PIVOD Technology is continuing its expansion into new international markets with several contract wins and plans to undertake a capital raising through a subsidiary later this year.
The news comes on the back of the recent completion of several major projects.
The company, which is currently examining more than 300 potential opportunities, is particularly interested in major projects in Italy, Spain, the US and China.
PIVoD founder and executive chairman Phillip Jenkins said the company is currently negotiating representation in Beijing with a view to tapping into projects that are run at the 50 or more museums and cultural centres in China.
He said while research and development was an ongoing concern, the company would focus on sales and marketing now that its offerings were fully developed
Mr Jenkins remained tight-lipped about the planned capital raising, but said that it would be done through its Melbourne-based subsidiary Media Service Centres Australia.

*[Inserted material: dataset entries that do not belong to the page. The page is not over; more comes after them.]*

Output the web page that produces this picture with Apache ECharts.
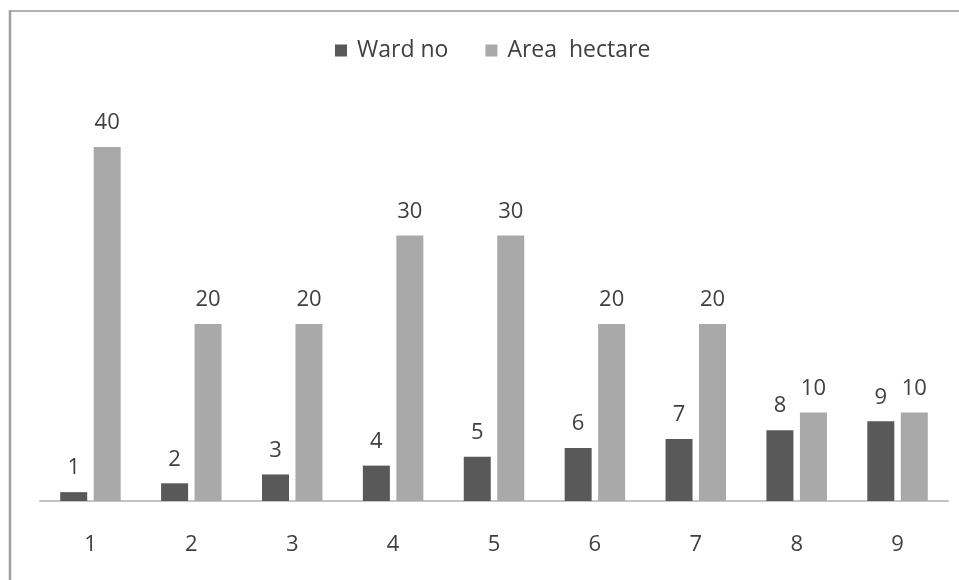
<!DOCTYPE html>
<html>
<head>
<meta charset="utf-8">
<script src="https://cdn.jsdelivr.net/npm/echarts@6/dist/echarts.min.js"></script>
<style>
  html, body { margin: 0; padding: 0; background: #fff; }
  #chart { width: 959px; height: 580px; }
</style>
</head>
<body>
<div id="chart"></div>
<script>
// Ward numbers and their area in hectares
const categories = ['1', '2', '3', '4', '5', '6', '7', '8', '9'];
const wardNo = [1, 2, 3, 4, 5, 6, 7, 8, 9];
const areaHectare = [40, 20, 20, 30, 30, 20, 20, 10, 10];

const FONT = '"Open Sans", Lato, sans-serif';
const TEXT = '#404040';

const chart = echarts.init(document.getElementById('chart'));

const labelStyle = {
  show: true,
  position: 'top',
  distance: 13,
  fontFamily: FONT,
  fontSize: 22,
  color: TEXT
};

chart.setOption({
  animation: false,
  backgroundColor: '#ffffff',
  textStyle: { fontFamily: FONT },
  graphic: [
    // frame along the top and left edges
    { type: 'line', shape: { x1: 9, y1: 11, x2: 959, y2: 11 }, style: { stroke: '#b3b3b3', lineWidth: 2 } },
    { type: 'line', shape: { x1: 10, y1: 10, x2: 10, y2: 580 }, style: { stroke: '#a0a0a0', lineWidth: 2.5 } }
  ],
  legend: {
    top: 34,
    left: 330,
    itemWidth: 12,
    itemHeight: 12,
    itemGap: 37,
    icon: 'rect',
    textStyle: { fontFamily: FONT, fontSize: 23, color: TEXT, padding: [0, 0, 0, 5] },
    data: ['Ward no', 'Area  hectare']
  },
  grid: { left: 40, right: 11, top: 147, bottom: 79, containLabel: false },
  xAxis: {
    type: 'category',
    data: categories,
    axisLine: { lineStyle: { color: '#c4c4c4', width: 2 } },
    axisTick: { show: false },
    axisLabel: { fontFamily: FONT, fontSize: 22, color: TEXT, margin: 33 }
  },
  yAxis: {
    type: 'value',
    min: 0,
    max: 40,
    show: false,
    splitLine: { show: false }
  },
  series: [
    {
      name: 'Ward no',
      type: 'bar',
      data: wardNo,
      barWidth: 27,
      barGap: '24%',
      itemStyle: { color: '#595959' },
      label: labelStyle
    },
    {
      name: 'Area  hectare',
      type: 'bar',
      data: areaHectare,
      barWidth: 27,
      itemStyle: { color: '#a9a9a9' },
      label: labelStyle
    }
  ]
});
</script>
</body>
</html>
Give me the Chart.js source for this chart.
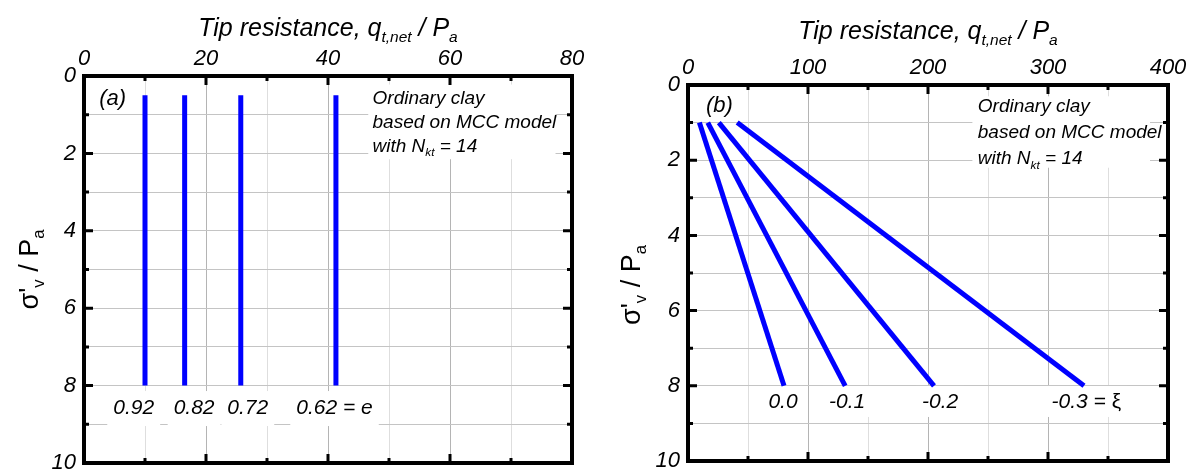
<!DOCTYPE html>
<html>
<head>
<meta charset="utf-8">
<script src="https://cdn.jsdelivr.net/npm/chart.js@4.4.1/dist/chart.umd.min.js"></script>
<style>
  html, body { margin: 0; padding: 0; background: #fff; }
  #wrap { position: relative; width: 1189px; height: 472px; }
  .panel { position: absolute; top: 0; }
  #pa { left: 0; }
  #pb { left: 595px; }
</style>
</head>
<body>
<div id="wrap">
  <div class="panel" id="pa"><canvas id="chartA" width="595" height="472"></canvas></div>
  <div class="panel" id="pb"><canvas id="chartB" width="594" height="472"></canvas></div>
</div>
<script>
// Panel (a): void ratio e -> constant tip resistance with depth
const voidRatios = ['0.92', '0.82', '0.72', '0.62'];
const tipByVoidRatio = [10, 16.5, 25.7, 41.3];
const stressRangeA = [0.5, 8];

// Panel (b): state parameter xi -> tip resistance grows with stress
const stateParams = ['0.0', '-0.1', '-0.2', '-0.3'];
const tipTopB = [9.5, 16.5, 25.7, 41];
const tipBottomB = [80, 131, 205, 330];
const stressRangeB = [1, 8];

// tick labels
const xTickLabelsA = [0, 20, 40, 60, 80];
const xTickLabelsB = [0, 100, 200, 300, 400];
const yTickLabels = [0, 2, 4, 6, 8, 10];

const FAM = "'Liberation Sans', Arial, Helvetica, sans-serif";

function fontFor(p, size, italic) {
    const st = italic && !p.up ? 'italic ' : '';
    return st + (p.sub ? size * 0.62 : size) + 'px ' + FAM;
}

// draws text made of normal and subscript pieces
function drawRich(ctx, parts, x, y, size, align, italic) {
    let w = 0;
    parts.forEach(p => {
        ctx.font = fontFor(p, size, italic);
        p.w = ctx.measureText(p.t).width;
        w += p.w;
    });
    let cx = align === 'center' ? x - w / 2 : x;
    parts.forEach(p => {
        ctx.font = fontFor(p, size, italic);
        ctx.fillText(p.t, cx, p.sub ? y + size * 0.24 : y);
        cx += p.w;
    });
    return w;
}

function labelParts(o, i) {
    const parts = [{ t: o.labels[i] }];
    if (i === o.labels.length - 1) parts.push(...o.lastSuffix);
    return parts;
}

const decor = {
    id: 'decor',
    beforeDatasetsDraw(chart, args, o) {
        const ctx = chart.ctx, xs = chart.scales.x, ys = chart.scales.y;
        ctx.save();
        ctx.fillStyle = '#fff';
        // white box behind the note
        const b = o.noteBox;
        ctx.fillRect(xs.getPixelForValue(b[0]), ys.getPixelForValue(b[2]),
            xs.getPixelForValue(b[1]) - xs.getPixelForValue(b[0]),
            ys.getPixelForValue(b[3]) - ys.getPixelForValue(b[2]));
        // white boxes behind curve labels
        o.labels.forEach((lab, i) => {
            let w = 0;
            labelParts(o, i).forEach(p => { ctx.font = fontFor(p, o.labelSize, true); w += ctx.measureText(p.t).width; });
            const x = xs.getPixelForValue(o.labelX[i]);
            const y = ys.getPixelForValue(o.labelY);
            ctx.fillRect(x - 6, y - o.boxUp, w + 12, o.boxUp + o.boxDown);
        });
        ctx.restore();
    },
    afterDraw(chart, args, o) {
        const ctx = chart.ctx, a = chart.chartArea, xs = chart.scales.x, ys = chart.scales.y;
        ctx.save();
        ctx.fillStyle = '#000';
        ctx.strokeStyle = '#000';
        // inward ticks on all four sides
        ctx.lineWidth = 3;
        xs.ticks.forEach(t => {
            const px = xs.getPixelForValue(t.value);
            if (px <= a.left + 1 || px >= a.right - 1) return;
            const len = t.label !== '' ? 9 : 5;
            ctx.beginPath();
            ctx.moveTo(px, a.top); ctx.lineTo(px, a.top + len);
            ctx.moveTo(px, a.bottom); ctx.lineTo(px, a.bottom - len);
            ctx.stroke();
        });
        ys.ticks.forEach(t => {
            const py = ys.getPixelForValue(t.value);
            if (py <= a.top + 1 || py >= a.bottom - 1) return;
            const len = t.label !== '' ? 9 : 5;
            ctx.beginPath();
            ctx.moveTo(a.left, py); ctx.lineTo(a.left + len, py);
            ctx.moveTo(a.right, py); ctx.lineTo(a.right - len, py);
            ctx.stroke();
        });
        // frame
        ctx.lineWidth = 4;
        ctx.strokeRect(a.left, a.top, a.right - a.left, a.bottom - a.top);

        // top axis title
        ctx.textBaseline = 'alphabetic';
        drawRich(ctx, [{ t: 'Tip resistance, q' }, { t: 't,net', sub: true }, { t: ' / P' }, { t: 'a', sub: true }],
            (a.left + a.right) / 2, a.top + o.titleDy, 25, 'center', true);

        // left axis title, rotated
        ctx.save();
        ctx.translate(a.left + o.yTitleDx, (a.top + a.bottom) / 2 + o.yTitleDy);
        ctx.rotate(-Math.PI / 2);
        drawRich(ctx, [{ t: "\u03c3'" }, { t: 'v', sub: true }, { t: ' / P' }, { t: 'a', sub: true }], 0, 0, 27, 'center', false);
        ctx.restore();

        // panel tag and note
        ctx.font = 'italic 22px ' + FAM;
        ctx.fillText(o.tag, xs.getPixelForValue(o.tagPos[0]), ys.getPixelForValue(o.tagPos[1]));
        const nx = xs.getPixelForValue(o.notePos[0]);
        let ny = ys.getPixelForValue(o.notePos[1]);
        drawRich(ctx, [{ t: 'Ordinary clay' }], nx, ny, o.noteSize, 'left', true);
        ny += o.noteLine;
        drawRich(ctx, [{ t: 'based on MCC model' }], nx, ny, o.noteSize, 'left', true);
        ny += o.noteLine;
        drawRich(ctx, [{ t: 'with N' }, { t: 'kt', sub: true }, { t: ' = 14' }], nx, ny, o.noteSize, 'left', true);

        // curve labels
        ctx.textBaseline = 'middle';
        o.labels.forEach((lab, i) => {
            drawRich(ctx, labelParts(o, i), xs.getPixelForValue(o.labelX[i]), ys.getPixelForValue(o.labelY), o.labelSize, 'left', true);
        });
        ctx.restore();
    }
};

function makeChart(id, datasets, xMax, xStep, xLabels, axisLeft, axisTop, padRight, padBottom, decorOpts) {
    return new Chart(document.getElementById(id), {
        type: 'line',
        data: { datasets: datasets },
        options: {
            responsive: false,
            animation: false,
            devicePixelRatio: 1,
            layout: { padding: { left: 0, right: padRight, top: 0, bottom: padBottom } },
            plugins: { legend: { display: false }, tooltip: { enabled: false }, decor: decorOpts },
            elements: { point: { radius: 0 }, line: { borderWidth: 5, borderColor: '#0000ff', tension: 0 } },
            scales: {
                x: {
                    type: 'linear', position: 'top', min: 0, max: xMax,
                    afterFit: s => { s.height = axisTop; s.paddingLeft = 0; s.paddingRight = 0; },
                    border: { display: false },
                    grid: {
                        drawTicks: false,
                        color: c => (xLabels.includes(c.tick.value) ? '#b4b4b4' : '#dedede'),
                        lineWidth: 1
                    },
                    ticks: {
                        stepSize: xStep, padding: 4, color: '#000', maxRotation: 0,
                        font: { family: FAM, size: 22, style: 'italic' },
                        callback: v => (xLabels.includes(v) ? String(v) : '')
                    }
                },
                y: {
                    type: 'linear', reverse: true, min: 0, max: 10,
                    afterFit: s => { s.width = axisLeft; s.paddingTop = 0; s.paddingBottom = 0; },
                    border: { display: false },
                    grid: { drawTicks: false, color: '#c4c4c4', lineWidth: 1 },
                    ticks: {
                        stepSize: 1, padding: 8, color: '#000',
                        font: { family: FAM, size: 22, style: 'italic' },
                        callback: v => (yTickLabels.includes(v) ? String(v) : '')
                    }
                }
            }
        },
        plugins: [decor]
    });
}

const dsA = voidRatios.map((e, i) => ({
    label: 'e = ' + e,
    data: [{ x: tipByVoidRatio[i], y: stressRangeA[0] }, { x: tipByVoidRatio[i], y: stressRangeA[1] }]
}));

const dsB = stateParams.map((xi, i) => ({
    label: '\u03be = ' + xi,
    data: [{ x: tipTopB[i], y: stressRangeB[0] }, { x: tipBottomB[i], y: stressRangeB[1] }]
}));

makeChart('chartA', dsA, 80, 10, xTickLabelsA, 84, 76, 23, 9, {
    tag: '(a)', tagPos: [2.5, 0.75],
    notePos: [47.3, 0.72], noteSize: 19, noteLine: 24, noteBox: [46.6, 77.3, 0.22, 2.15],
    labels: voidRatios, labelX: [4.8, 14.7, 23.5, 34.8], labelY: 8.58,
    lastSuffix: [{ t: ' = e' }], labelSize: 21, boxUp: 17, boxDown: 18,
    titleDy: -40, yTitleDx: -46, yTitleDy: 0
});

makeChart('chartB', dsB, 400, 50, xTickLabelsB, 93, 85, 21, 11, {
    tag: '(b)', tagPos: [15, 0.72],
    notePos: [241.5, 0.72], noteSize: 19, noteLine: 26, noteBox: [237, 385, 0.3, 2.2],
    labels: stateParams, labelX: [67, 117.5, 195, 303], labelY: 8.43,
    lastSuffix: [{ t: ' = ' }, { t: '\u03be', up: true }], labelSize: 21, boxUp: 16, boxDown: 15,
    titleDy: -46, yTitleDx: -48, yTitleDy: 12
});
</script>
</body>
</html>
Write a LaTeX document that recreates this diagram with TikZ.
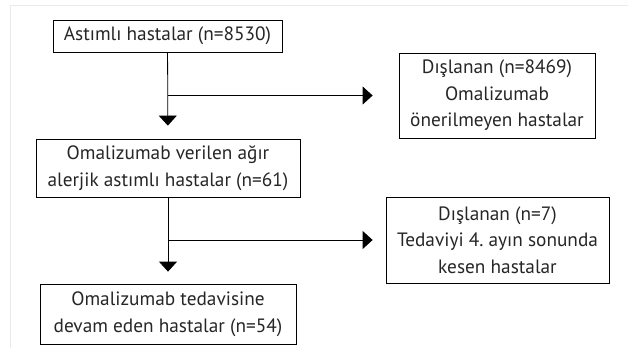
\documentclass[tikz,border=0pt]{standalone}
\usepackage{fontspec}
\setmainfont{PT Sans}
\usepackage{tikz}
\usetikzlibrary{arrows.meta}
\usetikzlibrary{positioning}
\frenchspacing

\begin{document}
\begin{tikzpicture}[x=1pt,y=-1pt,
    flowbox/.style={draw, line width=0.8pt, inner sep=0pt, align=center,
        text=black!85, font=\fontsize{19.3}{26.5}\selectfont},
    flowarrow/.style={line width=0.8pt, -{Triangle[width=18pt,length=10pt]}}]
\useasboundingbox (0,0) rectangle (628,348);

% light frame
\draw[black!8, line width=1pt] (628,5) -- (10,5) -- (10,348);

% left column
\node[flowbox, minimum width=229pt, minimum height=32pt] (astim) at (167.5,36) {Astımlı hastalar (n=8530)};
\node[flowbox, minimum width=264pt, minimum height=58pt] (omal) at (168,168) {Omalizumab verilen ağır\\alerjik astımlı hastalar (n=61)};
\node[flowbox, minimum width=256pt, minimum height=60pt] (devam) at (168,314) {Omalizumab tedavisine\\devam eden hastalar (n=54)};

% right column
\node[flowbox, minimum width=196pt, minimum height=85pt] (disla) at (497,95.5) {Dışlanan (n=8469)\\Omalizumab\\önerilmeyen hastalar};
\node[flowbox, minimum width=223pt, minimum height=86pt] (dislb) at (497.5,240) {Dışlanan (n=7)\\Tedaviyi 4. ayın sonunda\\kesen hastalar};

% branch points
\coordinate (bra) at (astim.south |- disla.west);
\coordinate (brb) at (omal.south |- dislb.west);

% arrows
\draw[flowarrow, shorten >=13pt] (astim) -- (omal);
\draw[flowarrow, shorten >=12pt] (omal) -- (devam);
\draw[flowarrow, shorten >=26pt] (bra) -- (disla.west);
\draw[flowarrow, shorten >=13pt] (brb) -- (dislb.west);

\end{tikzpicture}
\end{document}
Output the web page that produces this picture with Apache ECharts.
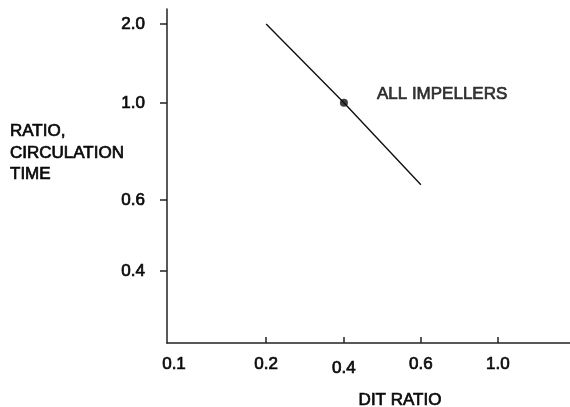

Funds raised would be used for the Media Service Centre Australia because of the highly capital intensive nature of the business, he ssaid.
Mr Jenkins said PIVoD had a strong reputation in the niche market of museums and cultural centres with particular expertise in large-scale international audio visual systems.
“We control 65 per cent of the cultural precinct in Melbourne,’ he said.
ACMI, which is located in Melbourne’s Federation Square, is just one of PIVoD’s high profile projects in Victoria.
The company successfully beat tough multinational competition to win the tender that required a fully integrated system to run across a single broadband network.
Worth more than $3 million, the ACMI project is a showcase of the Nedlands-based company’s integrated media platform and involves the integration of video streaming, storage, control and management systems.
ACMI, which runs over four floors in the Alfred Deakin Building “can be likened to running 85 television stations”, Mr Jenkins said.
Steve Pretzel, managing director of Pretzel Logic, a sister company of PIVoD (after being acquired by the company last year following a failed bid by Vianet), said the media platform was a culmination of PIVoD’s research and development.
“The concept of the media platform is that any of those elements can be emphasised or de-emphasised according to user requirements, but it is still using the same technology,” he said.
“For future projects, the same platform can be used but in different configurations.”
Mr Jenkins told WA Business News that PIVoD had just been informed that it had secured a further $325,000 contract to complete the fourth stage of a $2 million project at the Victorian Arts Centre.
The project, he said, involved visual and LED displays that were controlled over an Internet protocol infrastructure.
Another major project for PIVoD is the recently completed large scale $US440,000 project at the Alexandria Museum of Art in Louisiana.
‘The Heart of Spain’ project involved an audio visual exhibit guide, which is run using VisiGuide – an interactive audio visual device developed by PIVoD – and an online component incorporating an educational platform.
Mr Jenkins said the system devised by PIVoD provided more user interactivity than other available systems and that the backend system allowed exhibition organisers to collect and report on data that would be used to improve future projects.
Mr Jenkins said The Heart of Spain exhibition would provide an ideal reference site for tapping into future projects in the US – an industry he estimated to be worth more than $US4 billion a year.
Mr Jenkins said the company had to be innovative to win projects and that operating in Perth was no barrier to success in other markets.
“We work a lot better in Perth on a smaller budget [than some overseas competitors],” he said.
“We’re a pretty well run company.
“We have grown out of the profit of the company, which makes us far better as a business because we’ve had to grow within the parameters of the company.
“There is no reason why we can’t be the best in the world.”